At Deer Valley, 2,200 condominiums were approved for development in 1997. Since then, at least 1,500 have already been built. The resort also added more than 2,000 acres of skiing terrain and a third lodge in recent years.
The Canyons has nearly 2,500 acres set aside for real estate development and has added 1,900 new acres of skiing area since 1997, doubling its terrain. In a nearby development called The Colony, homes as large as 35,000 square feet are available in a gated community.
Park City Mountain Resort spent $12 million to build a 54,000-square-foot day lodge at the resort's base and has built three new lodging complexes since 1997. It has also spent at least $35 million since 1995 upgrading its lift facilities.
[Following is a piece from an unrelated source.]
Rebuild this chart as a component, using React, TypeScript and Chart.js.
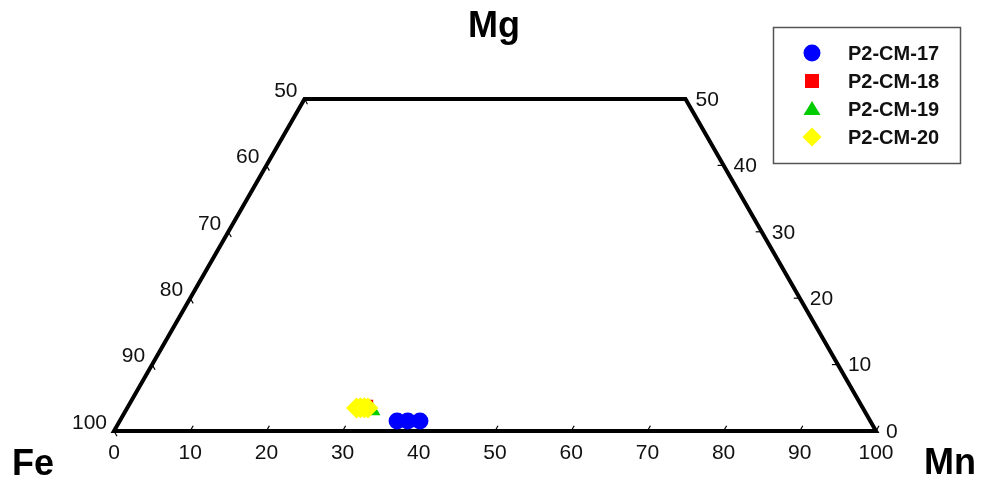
import React, { useEffect, useRef } from "react";
import { Chart, registerables } from "chart.js";

Chart.register(...registerables);

// Ternary compositions (Fe = 100 - Mn - Mg)
const seriesNames = ["P2-CM-17", "P2-CM-18", "P2-CM-19", "P2-CM-20"];
const mnP17 = [36.4, 37.8, 39.4];
const mgP17 = [1.5, 1.5, 1.5];
const mnP18 = [30.9, 31.3];
const mgP18 = [3.75, 3.75];
const mnP19 = [32.5];
const mgP19 = [3.0];
const mnP20 = [30.1, 30.6, 31.1, 31.6];
const mgP20 = [3.45, 3.5, 3.5, 3.45];

const bottomTicks = [0, 10, 20, 30, 40, 50, 60, 70, 80, 90, 100]; // Mn
const leftTicks = [100, 90, 80, 70, 60, 50]; // Fe
const rightTicks = [0, 10, 20, 30, 40, 50]; // Mg

const colors = ["#0000ff", "#ff0000", "#00cc00", "#ffff00"];
const shapes = ["circle", "rect", "triangle", "rectRot"];
const radii = [8.5, 9, 8.5, 10.5];

const FONT = "Arial, 'Liberation Sans', sans-serif";

const toXY = (mn: number[], mg: number[]) =>
  mn.map((m, i) => ({ x: m + mg[i] / 2, y: mg[i] }));

const ternaryPlugin = {
  id: "ternaryFrame",
  beforeDatasetsDraw(chart: any) {
    const { ctx, scales } = chart;
    const xs = scales.x;
    const ys = scales.y;
    const P = (cx: number, cy: number) => [xs.getPixelForValue(cx), ys.getPixelForValue(cy)];
    ctx.save();
    const a = P(0, 0), b = P(100, 0), c = P(75, 50), d = P(25, 50);
    ctx.strokeStyle = "#000";
    ctx.lineWidth = 4;
    ctx.lineJoin = "miter";
    ctx.beginPath();
    ctx.moveTo(a[0], a[1]);
    ctx.lineTo(b[0], b[1]);
    ctx.lineTo(c[0], c[1]);
    ctx.lineTo(d[0], d[1]);
    ctx.closePath();
    ctx.stroke();

    ctx.lineWidth = 1.2;
    ctx.fillStyle = "#111";
    ctx.font = "21px " + FONT;
    const L = 6;
    ctx.textAlign = "center";
    ctx.textBaseline = "middle";
    bottomTicks.forEach((v) => {
      const p = P(v, 0);
      ctx.beginPath();
      ctx.moveTo(p[0], p[1]);
      ctx.lineTo(p[0] + 0.5 * L, p[1] - 0.866 * L);
      ctx.stroke();
      ctx.fillText(String(v), p[0], p[1] + 22);
    });
    ctx.textAlign = "right";
    leftTicks.forEach((v) => {
      const mg = 100 - v;
      const p = P(mg / 2, mg);
      ctx.beginPath();
      ctx.moveTo(p[0], p[1]);
      ctx.lineTo(p[0] + 0.5 * L, p[1] + 0.866 * L);
      ctx.stroke();
      ctx.fillText(String(v), p[0] - 7, p[1] - 8);
    });
    ctx.textAlign = "left";
    rightTicks.forEach((v) => {
      const p = P(100 - v / 2, v);
      ctx.beginPath();
      ctx.moveTo(p[0], p[1]);
      ctx.lineTo(p[0] - L, p[1]);
      ctx.stroke();
      ctx.fillText(String(v), p[0] + 10, p[1] + 1);
    });

    ctx.fillStyle = "#000";
    ctx.font = "bold 36px " + FONT;
    ctx.textBaseline = "alphabetic";
    ctx.textAlign = "center";
    ctx.fillText("Mg", 494, 37);
    ctx.fillText("Fe", 33, 475);
    ctx.fillText("Mn", 950, 474);
    ctx.restore();
  },
  afterDatasetsDraw(chart: any) {
    const { ctx } = chart;
    ctx.save();
    ctx.strokeStyle = "#555";
    ctx.lineWidth = 1.5;
    ctx.strokeRect(773.5, 27.5, 187, 136);
    const rows = [53, 81, 109, 137];
    seriesNames.forEach((name, i) => {
      const cx = 812, cy = rows[i];
      ctx.fillStyle = colors[i];
      ctx.beginPath();
      if (i === 0) {
        ctx.arc(cx, cy, 8.5, 0, Math.PI * 2);
      } else if (i === 1) {
        ctx.rect(cx - 7, cy - 7, 14, 14);
      } else if (i === 2) {
        ctx.moveTo(cx, cy - 8);
        ctx.lineTo(cx + 8.5, cy + 6);
        ctx.lineTo(cx - 8.5, cy + 6);
        ctx.closePath();
      } else {
        ctx.moveTo(cx, cy - 9.5);
        ctx.lineTo(cx + 9.5, cy);
        ctx.lineTo(cx, cy + 9.5);
        ctx.lineTo(cx - 9.5, cy);
        ctx.closePath();
      }
      ctx.fill();
      ctx.fillStyle = "#111";
      ctx.font = "bold 20px " + FONT;
      ctx.textAlign = "left";
      ctx.textBaseline = "middle";
      ctx.fillText(name, 848, cy + 1);
    });
    ctx.restore();
  },
};

export default function App() {
  const ref = useRef<HTMLCanvasElement | null>(null);
  useEffect(() => {
    if (!ref.current) return;
    const seriesData = [
      toXY(mnP17, mgP17),
      toXY(mnP18, mgP18),
      toXY(mnP19, mgP19),
      toXY(mnP20, mgP20),
    ];
    const orders = [4, 3, 2, 1];
    const chart = new Chart(ref.current, {
      type: "scatter",
      data: {
        datasets: seriesNames.map((name, i) => ({
          label: name,
          data: seriesData[i],
          backgroundColor: colors[i],
          borderColor: colors[i],
          borderWidth: 0,
          pointStyle: shapes[i] as any,
          pointRadius: radii[i],
          order: orders[i],
          clip: false as any,
        })),
      },
      options: {
        animation: false,
        responsive: true,
        maintainAspectRatio: false,
        layout: { padding: { left: 114, right: 106, top: 99, bottom: 52 } },
        scales: {
          x: { type: "linear", min: 0, max: 100, display: false },
          y: { type: "linear", min: 0, max: 50, display: false },
        },
        plugins: {
          legend: { display: false },
          tooltip: { enabled: false },
        },
      },
      plugins: [ternaryPlugin],
    });
    return () => chart.destroy();
  }, []);
  return (
    <div style={{ position: "fixed", left: 0, top: 0, width: 982, height: 483, background: "#fff" }}>
      <canvas ref={ref} />
    </div>
  );
}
Park City and Deer Valley are both sites of Olympic competition.
"The land around Park City was probably doomed anyway, but the Olympics accelerated and altered the type of development there," said Weber. "It is artificially high-end expansive sprawl, and I would assert that it cannot be sustained."
Just two weeks ago, a proposal was made to convert 1,600 acres of land, known as Bonanza Flats, into a year-round resort. The list of proposed developments includes a gated community with 160 single-family homes, 70 condominiums, a 40,000-square-foot lodge, an 18-hole golf course, and a ski lift connecting to the Park City Mountain Resort and the Deer Valley Resort.
"We realize there are strong emotional attachments to the land in Bonanaza," said the developer, Rory Murphy, at a Wasatch County Commission meeting. "That is why we have gone to such great lengths to minimize visual disturbance and implement environmental enhancements."
Even with developers' attempts to reduce the impact of development, the Park City area is already sprawling, and there is more to come. "We're expecting another 80 percent expansion in resort terrain over the next 5 to 10 years," said Noyes.
A decision on the Bonanza Flats development is expected next month.